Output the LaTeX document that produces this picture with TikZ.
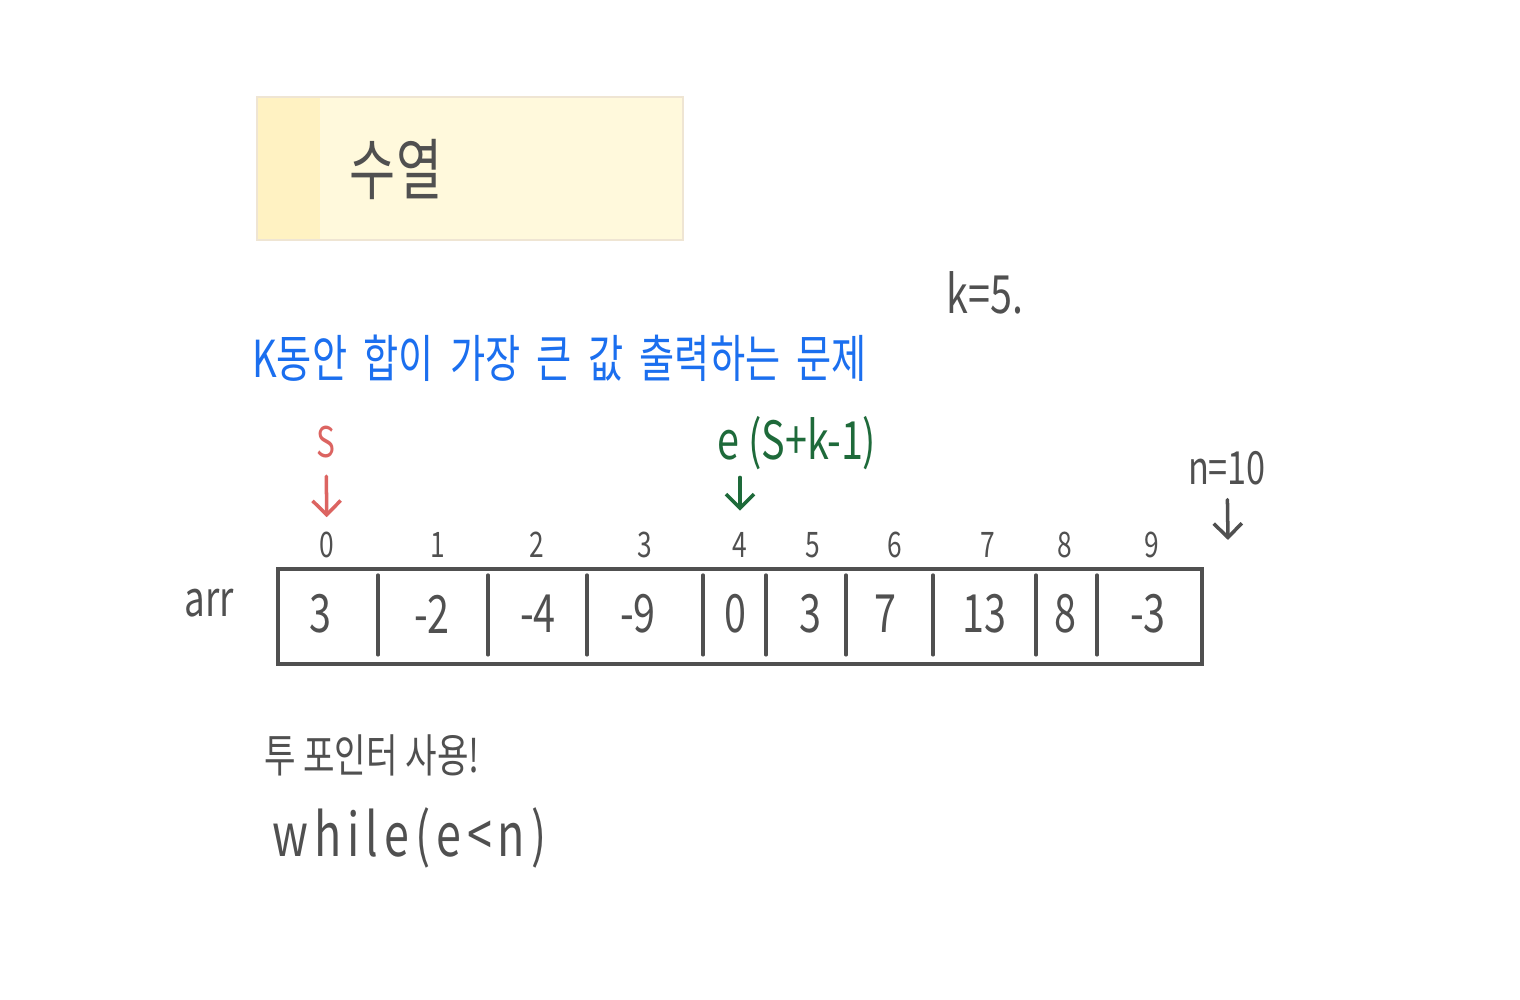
\documentclass[tikz,border=0pt]{standalone}
\usepackage{fontspec}
\setmainfont{Noto Sans CJK KR}[FakeStretch=0.75]
\usetikzlibrary{arrows.meta}

\definecolor{ink}{HTML}{505050}
\definecolor{noteblue}{HTML}{1B6FEF}
\definecolor{sred}{HTML}{DC6461}
\definecolor{egreen}{HTML}{1E6A3A}
\definecolor{memo}{HTML}{FFF9DC}
\definecolor{memotab}{HTML}{FFF2C2}
\definecolor{memoedge}{HTML}{EFE5D3}

\newcommand\widewords{\spaceskip=0.32em\relax}

\tikzset{
  pen/.style={line width=1pt,line cap=round,draw=ink},
  hand/.style={text=ink,inner sep=1pt},
}

\begin{document}
\begin{tikzpicture}[>={Straight Barb[length=4pt,width=8pt]}]
  \useasboundingbox [fill=white] (0,0) rectangle (15.2,10);

  \path [fill=memo,draw=memoedge,line width=0.6pt] (2.57,7.60) rectangle (6.83,9.03);
  \path [fill=memotab] (2.58,7.61) rectangle (3.20,9.02);
  \node [hand,font=\fontsize{19}{19}\selectfont] (title) at (3.96,8.30) {수열};

  \node [hand,font=\fontsize{15}{15}\selectfont] (klbl) at (9.85,7.07) {k=5.};
  \node [hand,text=noteblue,anchor=west,font=\fontsize{14.5}{15}\selectfont] (goal) at (2.48,6.42) {\widewords K동안 합이 가장 큰 값 출력하는 문제};

  \foreach \i/\x in {0/3.27,1/4.38,2/5.37,3/6.45,4/7.40,5/8.13,6/8.95,7/9.88,8/10.65,9/11.52}
    \node [hand,font=\fontsize{10}{10}\selectfont] (i\i) at (\x,4.55) {\i};

  \node [hand,text=sred,font=\fontsize{12}{12}\selectfont] (slbl) at (3.26,5.58) {S};
  \node [hand,text=egreen,font=\fontsize{15}{15}\selectfont] (elbl) at (7.97,5.57) {e (S+k-1)};
  \node [hand,font=\fontsize{13}{13}\selectfont] (nlbl) at (12.27,5.32) {n=10};
  \coordinate (nend) at (12.28,4.60);

  \draw [->,pen,draw=sred,shorten <=4pt,shorten >=3pt] (slbl) -- (i0);
  \draw [->,pen,draw=egreen,shorten <=1pt,shorten >=5pt] (elbl.south -| i4) -- (i4);
  \draw [->,pen,shorten <=3pt] (nlbl) -- (nend);

  \draw [pen,line width=1.2pt,line cap=butt] (2.78,3.36) rectangle (12.02,4.31);
  \foreach \x in {3.78,4.88,5.87,7.03,7.66,8.46,9.33,10.36,10.97}
    \draw [pen,line width=0.9pt] (\x,4.25) -- (\x,3.45);
  \foreach \x/\v/\n in {3.20/3/0,4.32/-2/1,5.38/-4/2,6.38/-9/3,7.35/0/4,8.10/3/5,8.85/7/6,9.84/13/7,10.65/8/8,11.48/-3/9}
    \node [hand,font=\fontsize{15}{15}\selectfont] (v\n) at (\x,3.86) {\v};
  \node [hand,font=\fontsize{14}{14}\selectfont] (arr) at (2.09,3.97) {arr};

  \node [hand,anchor=west,font=\fontsize{13}{13}\selectfont] (note) at (2.60,2.45) {투 포인터 사용!};
  \node [hand,anchor=west,font=\fontsize{17}{17}\selectfont\addfontfeature{LetterSpace=10}] (loop) at (2.68,1.62) {while(e<n)};
\end{tikzpicture}
\end{document}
********
# [STATED EXERCISE]
Repeat the material above word for word, please, apart from its images.

# [RESULT]
Output the LaTeX document that produces this picture with TikZ.
\documentclass[tikz,border=0pt]{standalone}
\usepackage{fontspec}
\setmainfont{Noto Sans CJK KR}[FakeStretch=0.75]
\usetikzlibrary{arrows.meta}

\definecolor{ink}{HTML}{505050}
\definecolor{noteblue}{HTML}{1B6FEF}
\definecolor{sred}{HTML}{DC6461}
\definecolor{egreen}{HTML}{1E6A3A}
\definecolor{memo}{HTML}{FFF9DC}
\definecolor{memotab}{HTML}{FFF2C2}
\definecolor{memoedge}{HTML}{EFE5D3}

\newcommand\widewords{\spaceskip=0.32em\relax}

\tikzset{
  pen/.style={line width=1pt,line cap=round,draw=ink},
  hand/.style={text=ink,inner sep=1pt},
}

\begin{document}
\begin{tikzpicture}[>={Straight Barb[length=4pt,width=8pt]}]
  \useasboundingbox [fill=white] (0,0) rectangle (15.2,10);

  \path [fill=memo,draw=memoedge,line width=0.6pt] (2.57,7.60) rectangle (6.83,9.03);
  \path [fill=memotab] (2.58,7.61) rectangle (3.20,9.02);
  \node [hand,font=\fontsize{19}{19}\selectfont] (title) at (3.96,8.30) {수열};

  \node [hand,font=\fontsize{15}{15}\selectfont] (klbl) at (9.85,7.07) {k=5.};
  \node [hand,text=noteblue,anchor=west,font=\fontsize{14.5}{15}\selectfont] (goal) at (2.48,6.42) {\widewords K동안 합이 가장 큰 값 출력하는 문제};

  \foreach \i/\x in {0/3.27,1/4.38,2/5.37,3/6.45,4/7.40,5/8.13,6/8.95,7/9.88,8/10.65,9/11.52}
    \node [hand,font=\fontsize{10}{10}\selectfont] (i\i) at (\x,4.55) {\i};

  \node [hand,text=sred,font=\fontsize{12}{12}\selectfont] (slbl) at (3.26,5.58) {S};
  \node [hand,text=egreen,font=\fontsize{15}{15}\selectfont] (elbl) at (7.97,5.57) {e (S+k-1)};
  \node [hand,font=\fontsize{13}{13}\selectfont] (nlbl) at (12.27,5.32) {n=10};
  \coordinate (nend) at (12.28,4.60);

  \draw [->,pen,draw=sred,shorten <=4pt,shorten >=3pt] (slbl) -- (i0);
  \draw [->,pen,draw=egreen,shorten <=1pt,shorten >=5pt] (elbl.south -| i4) -- (i4);
  \draw [->,pen,shorten <=3pt] (nlbl) -- (nend);

  \draw [pen,line width=1.2pt,line cap=butt] (2.78,3.36) rectangle (12.02,4.31);
  \foreach \x in {3.78,4.88,5.87,7.03,7.66,8.46,9.33,10.36,10.97}
    \draw [pen,line width=0.9pt] (\x,4.25) -- (\x,3.45);
  \foreach \x/\v/\n in {3.20/3/0,4.32/-2/1,5.38/-4/2,6.38/-9/3,7.35/0/4,8.10/3/5,8.85/7/6,9.84/13/7,10.65/8/8,11.48/-3/9}
    \node [hand,font=\fontsize{15}{15}\selectfont] (v\n) at (\x,3.86) {\v};
  \node [hand,font=\fontsize{14}{14}\selectfont] (arr) at (2.09,3.97) {arr};

  \node [hand,anchor=west,font=\fontsize{13}{13}\selectfont] (note) at (2.60,2.45) {투 포인터 사용!};
  \node [hand,anchor=west,font=\fontsize{17}{17}\selectfont\addfontfeature{LetterSpace=10}] (loop) at (2.68,1.62) {while(e<n)};
\end{tikzpicture}
\end{document}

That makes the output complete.